I’ve been thinking a lot lately about self-discipline. Mostly because I don’t have any. To clarify: A lot of people talk about procrastination. Focusing is hard. Avoiding distractions is hard. To work is to procrastinate. I understand that I am neither alone nor unique here. Except, I’m pretty sure that, when I talk about procrastination with fellow, er, sufferers, we are talking about vastly different animals. This requires a little historical elaboration, so bear with me.
Growing up, I had heaps of self-discipline. Set my mind on doing something; did it. Mostly, this meant being an academic over-achiever. (Ok, it probably helped that I also had a photographic memory but still, I had to be disciplined enough to READ stuff). But, over time, this self-discipline morphed into an entirely less constructive animal. During most of my twenties, this resulted in two things. A ridiculously flawless academic record. And anorexia.
Now, before you start thinking this post is a mental health public announcement about my Struggles with Anorexia, let me be clear: it’s not. It was awful. I got over it. What it meant, though, was that, for the better part of my twenties, I perfected the fine art of self-discipline. As it turns out, I was excellent at it. Stay up all night three or four times a week to Get Stuff Done? No problem. Throw out the calorie counter and just eat nothing at all? Done. I have never been so productive as I was during that time. Or so thin. And unhealthy. The irony about that kind of control is that, in trying to Get Better, you have to simultaneously let go of control and be tremendously controlled about not being controlled. Recovery was a bitch. But here I am.
There were consequences, though. (You can read about these in future fun-filled posts). One is that I appear to have broken my self-discipline. Being too successful at exerting control over oneself, with horribly destructive effects, can turn a person off this whole self-discipline business. That voice in my head that commanded my every move was not a very nice one. It also had to be silenced if I stood any chance of recovering. So I pretty much switched off my superego (for those non-psych readers, this is sort of the bossy parent part of your self that tells you should be doing your homework when all you want to do is watch tele). This was actually a pretty healthy move. Being less controlled is good. Eating is good. etc.
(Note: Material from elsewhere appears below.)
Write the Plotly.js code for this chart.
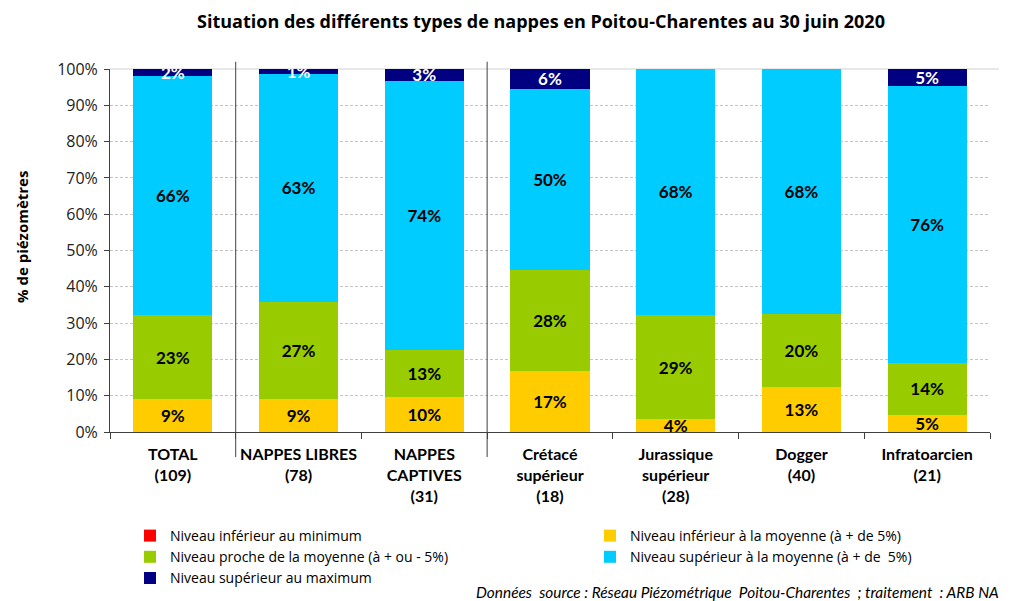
<!DOCTYPE html>
<html>
<head>
<meta charset="utf-8">
<script src="https://cdn.plot.ly/plotly-3.0.1.min.js"></script>
<style>html,body{margin:0;padding:0;background:#fff;}#chart{width:1011px;height:601px;}</style>
</head>
<body>
<div id="chart"></div>
<script>
const categories = [
  "TOTAL<br>(109)",
  "NAPPES LIBRES<br>(78)",
  "NAPPES<br>CAPTIVES<br>(31)",
  "Crétacé<br>supérieur<br>(18)",
  "Jurassique<br>supérieur<br>(28)",
  "Dogger<br>(40)",
  "Infratoarcien<br>(21)"
];
const seriesNames = [
  "Niveau inférieur au minimum",
  "Niveau inférieur à la moyenne (à + de 5%)",
  "Niveau proche de la moyenne (à + ou - 5%)",
  "Niveau supérieur à la moyenne (à + de  5%)",
  "Niveau supérieur au maximum"
];
const belowMin   = [0, 0, 0, 0, 0, 0, 0];
const belowMean  = [9.2, 9.0, 9.7, 16.7, 3.6, 12.5, 4.8];
const nearMean   = [22.9, 26.9, 12.9, 27.8, 28.6, 20.0, 14.3];
const aboveMean  = [66.1, 62.8, 74.2, 50.0, 67.9, 67.5, 76.2];
const aboveMax   = [1.8, 1.3, 3.2, 5.6, 0, 0, 4.8];

const colors = ["#FF0000", "#FFCC00", "#99CC00", "#00CCFF", "#000080"];
const textColors = ["#000", "#000", "#000", "#000", "#fff"];
const legendIds = ["legend", "legend2", "legend", "legend2", "legend"];
const allSeries = [belowMin, belowMean, nearMean, aboveMean, aboveMax];
const LATO = "Lato, 'Open Sans', sans-serif";
const OPEN = "'Open Sans', Lato, sans-serif";

const traces = allSeries.map((vals, i) => ({
  type: "bar",
  name: seriesNames[i],
  legend: legendIds[i],
  x: categories,
  y: vals,
  marker: {color: colors[i]},
  text: vals.map(v => v > 0 ? Math.round(v) + "%" : ""),
  textposition: "inside",
  insidetextanchor: "middle",
  constraintext: "none",
  textangle: 0,
  textfont: {family: LATO, size: 17, color: textColors[i], weight: "bold"},
  hoverinfo: "skip"
}));

const legendCommon = {
  orientation: "v",
  xref: "container", yref: "container",
  xanchor: "left", yanchor: "top",
  traceorder: "normal",
  font: {family: OPEN, size: 14, color: "#000"},
  itemclick: false, bgcolor: "rgba(0,0,0,0)"
};

const layout = {
  width: 1011, height: 601,
  margin: {l: 110, r: 21, t: 69, b: 169, autoexpand: false},
  paper_bgcolor: "#fff", plot_bgcolor: "#fff",
  font: {family: LATO, color: "#000"},
  barmode: "stack",
  bargap: 0.37,
  title: {
    text: "<b>Situation des différents types de nappes en Poitou-Charentes au 30 juin 2020</b>",
    font: {family: OPEN, size: 18, color: "#000"},
    x: 541/1011, xanchor: "center",
    y: 1 - 22/601, yref: "container", yanchor: "middle"
  },
  xaxis: {
    type: "category",
    tickson: "boundaries",
    tickangle: 0,
    ticks: "outside", ticklen: 6, tickcolor: "#404040",
    showline: true, linecolor: "#404040", linewidth: 1,
    tickfont: {family: LATO, size: 16, color: "#000", weight: "bold"},
    ticklabelstandoff: 8,
    showgrid: false
  },
  yaxis: {
    range: [0, 100], dtick: 10, ticksuffix: "%",
    ticks: "outside", ticklen: 5, tickcolor: "#404040",
    showline: true, linecolor: "#404040", linewidth: 1,
    tickfont: {family: OPEN, size: 16, color: "#222"},
    ticklabelstandoff: 3,
    showgrid: true, gridcolor: "#c4c4c4", griddash: "3px,2px", gridwidth: 1,
    zeroline: false
  },
  showlegend: true,
  legend: Object.assign({}, legendCommon, {x: 130/1011, y: 1 - 520/601}),
  legend2: Object.assign({}, legendCommon, {x: 590/1011, y: 1 - 520/601}),
  shapes: [
    {type: "line", xref: "x", yref: "paper", x0: 0.5, x1: 0.5, y0: -0.069, y1: 1.02, line: {color: "#404040", width: 1}},
    {type: "line", xref: "x", yref: "paper", x0: 2.5, x1: 2.5, y0: -0.069, y1: 1.02, line: {color: "#404040", width: 1}},
    {type: "line", xref: "paper", yref: "paper", x0: 0, x1: 1.01, y0: 1, y1: 1, layer: "below", line: {color: "#d0d0d0", width: 1}}
  ],
  annotations: [
    {
      text: "<b>% de piézomètres</b>",
      xref: "paper", yref: "paper",
      x: -(110-22)/880, y: (432-237)/363, textangle: -90,
      xanchor: "center", yanchor: "middle", showarrow: false,
      font: {family: OPEN, size: 15, color: "#000"}
    },
    {
      text: "<i>Données  source : Réseau Piézométrique  Poitou-Charentes  ; traitement  : ARB NA</i>",
      xref: "paper", yref: "paper",
      x: (474-110)/880, y: -(592-432)/363,
      xanchor: "left", yanchor: "middle",
      showarrow: false,
      font: {family: LATO, size: 15.4, color: "#000"}
    }
  ]
};

Plotly.newPlot("chart", traces, layout, {displayModeBar: false, staticPlot: true});
</script>
</body>
</html>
But, unsurprisingly, some self-discipline is necessary for Getting Stuff Done. And since mine is broken, I am pretty sure that, when we all talk about our terribly bad procrastination habits, I win. I should perhaps mention here that I also happen to have a somewhat obsessive personality. Which means that hitting the refresh button on a Facebook page where absolutely no new activity is happening for 8 consecutive hours is nothing to me. Watching just this one episode of Downton Abbey before I start working again and finding myself, a day later, with a neck that’s gone into spasm, clicking on the next season’s folder, is a pretty typical work session. And don’t even get me started on Youtube and Glee. And then, when all those avenues have been exhausted, there is the old faithful: spider solitaire.
Did I mention that I’m doing a PhD? (and by doing, I mean I am currently registered with a tertiary education institution as a PhD student). Did I mention that today is (was?) PhD day? And here I am, writing this post. That voice of discipline is there. Oh, it’s still there. But I’m being healthy, remember? So I shall continue to ignore it.
I suspect this will not end well for me.